WRITTEN INSTRUCTION:
Produce an exact transcription of the listing below, omitting the pictures.

RECORDED INFORMATION:

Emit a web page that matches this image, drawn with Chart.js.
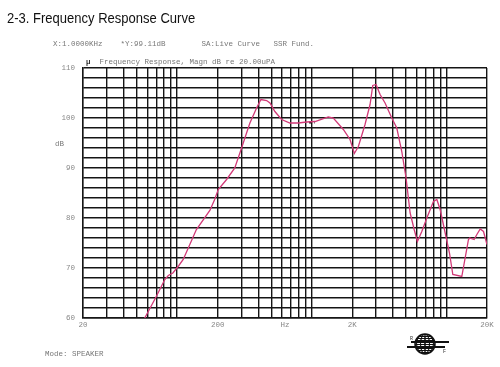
<!DOCTYPE html>
<html>
<head>
<meta charset="utf-8">
<script src="https://cdn.jsdelivr.net/npm/chart.js@4.4.1/dist/chart.umd.min.js"></script>
<style>
    body { margin: 0; background: #fff; }
    #wrap { position: relative; width: 500px; height: 367px; overflow: hidden; }
    #chart { position: absolute; left: 0; top: 0; }
    .lbl { position: absolute; white-space: pre; font-family: 'Liberation Mono', 'DejaVu Sans Mono', monospace; font-size: 7.5px; color: #777; line-height: 1; }
    #title { position: absolute; left: 7px; top: 9px; font-family: 'Liberation Sans', Arial, sans-serif; font-size: 15.5px; color: #111; transform: scaleX(0.84); transform-origin: left top; white-space: nowrap; }
</style>
</head>
<body>
<div id="wrap">
    <canvas id="chart" width="500" height="367"></canvas>
    <div id="title">2-3. Frequency Response Curve</div>
    <div class="lbl" style="left:53px; top:41px;">X:1.0000KHz    *Y:99.11dB        SA:Live Curve   SSR Fund.</div>
    <div class="lbl" style="left:86px; top:59px;"><b style="color:#333">µ</b>  Frequency Response, Magn dB re 20.00uPA</div>
    <div class="lbl" style="left:55px; top:141px;">dB</div>
    <div class="lbl" style="left:45px; top:351px;">Mode: SPEAKER</div>
</div>
<script>
// Frequency response (Hz, dB)
const freqs = [57.5, 70, 81, 86, 93, 103, 111, 139, 175, 190, 202, 233, 268, 301, 347, 389, 419, 462, 489, 532,
    597, 688, 794, 916, 1057, 1326, 1445, 1715, 1923, 2070, 2217, 2485, 2708, 2836, 3001, 3214, 3500, 3926, 4277, 4658,
    5013, 5372, 5757, 6086, 6559, 7148, 8004, 8485, 8977, 9784, 10530, 11150, 13000, 14570, 14870, 16050, 16820, 17810, 18840, 20000];
const levels = [60, 64.3, 67.7, 68.5, 69, 70.5, 71.7, 77.7, 81.5, 83.7, 85.7, 87.7, 90, 94, 99, 102, 103.7, 103.5, 103, 101.3,
    99.7, 99, 99, 99.2, 99.3, 100.2, 100, 97.7, 95.7, 92.9, 94.3, 98.7, 102.7, 106.5, 106.7, 104.7, 103, 100, 98, 93.3,
    88, 81, 77.7, 75.3, 77.3, 80, 83.3, 83.7, 81.7, 77, 73, 68.7, 68.3, 75.7, 76, 75.7, 76.7, 77.8, 77.3, 74.7];

// cursor marker at 1 kHz
const cursorFreqs = [955, 1050];
const cursorLevels = [99.11, 99.11];

// log grid lines and labels
const xGrid = [20, 30, 40, 50, 60, 70, 80, 90, 100, 200, 300, 400, 500, 600, 700, 800, 900, 1000,
    2000, 3000, 4000, 5000, 6000, 7000, 8000, 9000, 10000, 20000];
const hzPos = 632.46;
const xLabels = { 20: '20', 200: '200', 2000: '2K', 20000: '20K' };
xLabels[hzPos] = 'Hz';
const yLabels = [60, 70, 80, 90, 100, 110];

const tickFont = { family: "'Liberation Mono', monospace", size: 7.5 };

// small globe logo bottom right
const logoPlugin = {
    id: 'logo',
    afterDraw(chart) {
        const c = chart.ctx;
        const cx = 425, cy = 344, r = 10;
        c.save();
        c.beginPath();
        c.arc(cx, cy, r, 0, Math.PI * 2);
        c.fillStyle = '#fff';
        c.fill();
        c.clip();
        c.strokeStyle = '#111';
        c.lineWidth = 1;
        for (let y = cy - r; y <= cy + r; y += 2) {
            c.beginPath();
            c.moveTo(cx - r, y + 0.5);
            c.lineTo(cx + r, y + 0.5);
            c.stroke();
        }
        c.lineWidth = 0.8;
        for (let k = -2; k <= 2; k++) {
            c.beginPath();
            c.ellipse(cx, cy, Math.abs(k) * 4 + 0.5, r, 0, 0, Math.PI * 2);
            c.stroke();
        }
        c.restore();
        c.save();
        c.strokeStyle = '#111';
        c.lineWidth = 1.5;
        c.beginPath();
        c.arc(cx, cy, r, 0, Math.PI * 2);
        c.stroke();
        c.lineWidth = 2;
        c.beginPath();
        c.moveTo(411, 342); c.lineTo(449, 342);
        c.moveTo(407, 347); c.lineTo(445, 347);
        c.stroke();
        c.fillStyle = '#333';
        c.font = "5px 'Liberation Mono', monospace";
        c.fillText('R', 410, 340);
        c.fillText('F', 443, 353);
        c.restore();
    }
};

new Chart(document.getElementById('chart'), {
    type: 'line',
    data: {
        datasets: [{
            data: freqs.map((f, i) => ({ x: f, y: levels[i] })),
            borderColor: '#d23a78',
            borderWidth: 1.3,
            pointRadius: 0,
            tension: 0,
            fill: false
        }, {
            data: cursorFreqs.map((f, i) => ({ x: f, y: cursorLevels[i] })),
            borderColor: '#111',
            borderWidth: 2,
            borderDash: [3, 2],
            pointRadius: 0,
            fill: false
        }]
    },
    options: {
        responsive: false,
        animation: false,
        layout: { padding: { left: 0, right: 13, top: 68, bottom: 0 } },
        plugins: {
            legend: { display: false },
            tooltip: { enabled: false }
        },
        scales: {
            x: {
                type: 'logarithmic',
                min: 20,
                max: 20000,
                afterBuildTicks: function(scale) {
                    scale.ticks = xGrid.concat([hzPos]).sort((a, b) => a - b).map(v => ({ value: v }));
                },
                afterFit: function(scale) { scale.height = 49; },
                ticks: {
                    autoSkip: false,
                    maxRotation: 0,
                    padding: 3,
                    color: '#888',
                    font: tickFont,
                    callback: function(value) {
                        return xLabels[value] || '';
                    }
                },
                grid: {
                    drawTicks: false,
                    color: ctx => (ctx.tick && ctx.tick.value === hzPos) ? 'rgba(0,0,0,0)' : '#151515',
                    lineWidth: 1.4
                },
                border: { color: '#151515', width: 1.4 }
            },
            y: {
                min: 60,
                max: 110,
                afterFit: function(scale) { scale.width = 83; },
                ticks: {
                    stepSize: 2,
                    maxTicksLimit: 30,
                    autoSkip: false,
                    padding: 8,
                    color: '#888',
                    font: tickFont,
                    callback: function(value) {
                        return yLabels.includes(value) ? String(value) : '';
                    }
                },
                grid: {
                    drawTicks: false,
                    color: '#151515',
                    lineWidth: 1.4
                },
                border: { color: '#151515', width: 1.4 }
            }
        }
    },
    plugins: [logoPlugin]
});
</script>
</body>
</html>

FINISHED EXERCISE:
Emit a web page that matches this image, drawn with Chart.js.
<!DOCTYPE html>
<html>
<head>
<meta charset="utf-8">
<script src="https://cdn.jsdelivr.net/npm/chart.js@4.4.1/dist/chart.umd.min.js"></script>
<style>
    body { margin: 0; background: #fff; }
    #wrap { position: relative; width: 500px; height: 367px; overflow: hidden; }
    #chart { position: absolute; left: 0; top: 0; }
    .lbl { position: absolute; white-space: pre; font-family: 'Liberation Mono', 'DejaVu Sans Mono', monospace; font-size: 7.5px; color: #777; line-height: 1; }
    #title { position: absolute; left: 7px; top: 9px; font-family: 'Liberation Sans', Arial, sans-serif; font-size: 15.5px; color: #111; transform: scaleX(0.84); transform-origin: left top; white-space: nowrap; }
</style>
</head>
<body>
<div id="wrap">
    <canvas id="chart" width="500" height="367"></canvas>
    <div id="title">2-3. Frequency Response Curve</div>
    <div class="lbl" style="left:53px; top:41px;">X:1.0000KHz    *Y:99.11dB        SA:Live Curve   SSR Fund.</div>
    <div class="lbl" style="left:86px; top:59px;"><b style="color:#333">µ</b>  Frequency Response, Magn dB re 20.00uPA</div>
    <div class="lbl" style="left:55px; top:141px;">dB</div>
    <div class="lbl" style="left:45px; top:351px;">Mode: SPEAKER</div>
</div>
<script>
// Frequency response (Hz, dB)
const freqs = [57.5, 70, 81, 86, 93, 103, 111, 139, 175, 190, 202, 233, 268, 301, 347, 389, 419, 462, 489, 532,
    597, 688, 794, 916, 1057, 1326, 1445, 1715, 1923, 2070, 2217, 2485, 2708, 2836, 3001, 3214, 3500, 3926, 4277, 4658,
    5013, 5372, 5757, 6086, 6559, 7148, 8004, 8485, 8977, 9784, 10530, 11150, 13000, 14570, 14870, 16050, 16820, 17810, 18840, 20000];
const levels = [60, 64.3, 67.7, 68.5, 69, 70.5, 71.7, 77.7, 81.5, 83.7, 85.7, 87.7, 90, 94, 99, 102, 103.7, 103.5, 103, 101.3,
    99.7, 99, 99, 99.2, 99.3, 100.2, 100, 97.7, 95.7, 92.9, 94.3, 98.7, 102.7, 106.5, 106.7, 104.7, 103, 100, 98, 93.3,
    88, 81, 77.7, 75.3, 77.3, 80, 83.3, 83.7, 81.7, 77, 73, 68.7, 68.3, 75.7, 76, 75.7, 76.7, 77.8, 77.3, 74.7];

// cursor marker at 1 kHz
const cursorFreqs = [955, 1050];
const cursorLevels = [99.11, 99.11];

// log grid lines and labels
const xGrid = [20, 30, 40, 50, 60, 70, 80, 90, 100, 200, 300, 400, 500, 600, 700, 800, 900, 1000,
    2000, 3000, 4000, 5000, 6000, 7000, 8000, 9000, 10000, 20000];
const hzPos = 632.46;
const xLabels = { 20: '20', 200: '200', 2000: '2K', 20000: '20K' };
xLabels[hzPos] = 'Hz';
const yLabels = [60, 70, 80, 90, 100, 110];

const tickFont = { family: "'Liberation Mono', monospace", size: 7.5 };

// small globe logo bottom right
const logoPlugin = {
    id: 'logo',
    afterDraw(chart) {
        const c = chart.ctx;
        const cx = 425, cy = 344, r = 10;
        c.save();
        c.beginPath();
        c.arc(cx, cy, r, 0, Math.PI * 2);
        c.fillStyle = '#fff';
        c.fill();
        c.clip();
        c.strokeStyle = '#111';
        c.lineWidth = 1;
        for (let y = cy - r; y <= cy + r; y += 2) {
            c.beginPath();
            c.moveTo(cx - r, y + 0.5);
            c.lineTo(cx + r, y + 0.5);
            c.stroke();
        }
        c.lineWidth = 0.8;
        for (let k = -2; k <= 2; k++) {
            c.beginPath();
            c.ellipse(cx, cy, Math.abs(k) * 4 + 0.5, r, 0, 0, Math.PI * 2);
            c.stroke();
        }
        c.restore();
        c.save();
        c.strokeStyle = '#111';
        c.lineWidth = 1.5;
        c.beginPath();
        c.arc(cx, cy, r, 0, Math.PI * 2);
        c.stroke();
        c.lineWidth = 2;
        c.beginPath();
        c.moveTo(411, 342); c.lineTo(449, 342);
        c.moveTo(407, 347); c.lineTo(445, 347);
        c.stroke();
        c.fillStyle = '#333';
        c.font = "5px 'Liberation Mono', monospace";
        c.fillText('R', 410, 340);
        c.fillText('F', 443, 353);
        c.restore();
    }
};

new Chart(document.getElementById('chart'), {
    type: 'line',
    data: {
        datasets: [{
            data: freqs.map((f, i) => ({ x: f, y: levels[i] })),
            borderColor: '#d23a78',
            borderWidth: 1.3,
            pointRadius: 0,
            tension: 0,
            fill: false
        }, {
            data: cursorFreqs.map((f, i) => ({ x: f, y: cursorLevels[i] })),
            borderColor: '#111',
            borderWidth: 2,
            borderDash: [3, 2],
            pointRadius: 0,
            fill: false
        }]
    },
    options: {
        responsive: false,
        animation: false,
        layout: { padding: { left: 0, right: 13, top: 68, bottom: 0 } },
        plugins: {
            legend: { display: false },
            tooltip: { enabled: false }
        },
        scales: {
            x: {
                type: 'logarithmic',
                min: 20,
                max: 20000,
                afterBuildTicks: function(scale) {
                    scale.ticks = xGrid.concat([hzPos]).sort((a, b) => a - b).map(v => ({ value: v }));
                },
                afterFit: function(scale) { scale.height = 49; },
                ticks: {
                    autoSkip: false,
                    maxRotation: 0,
                    padding: 3,
                    color: '#888',
                    font: tickFont,
                    callback: function(value) {
                        return xLabels[value] || '';
                    }
                },
                grid: {
                    drawTicks: false,
                    color: ctx => (ctx.tick && ctx.tick.value === hzPos) ? 'rgba(0,0,0,0)' : '#151515',
                    lineWidth: 1.4
                },
                border: { color: '#151515', width: 1.4 }
            },
            y: {
                min: 60,
                max: 110,
                afterFit: function(scale) { scale.width = 83; },
                ticks: {
                    stepSize: 2,
                    maxTicksLimit: 30,
                    autoSkip: false,
                    padding: 8,
                    color: '#888',
                    font: tickFont,
                    callback: function(value) {
                        return yLabels.includes(value) ? String(value) : '';
                    }
                },
                grid: {
                    drawTicks: false,
                    color: '#151515',
                    lineWidth: 1.4
                },
                border: { color: '#151515', width: 1.4 }
            }
        }
    },
    plugins: [logoPlugin]
});
</script>
</body>
</html>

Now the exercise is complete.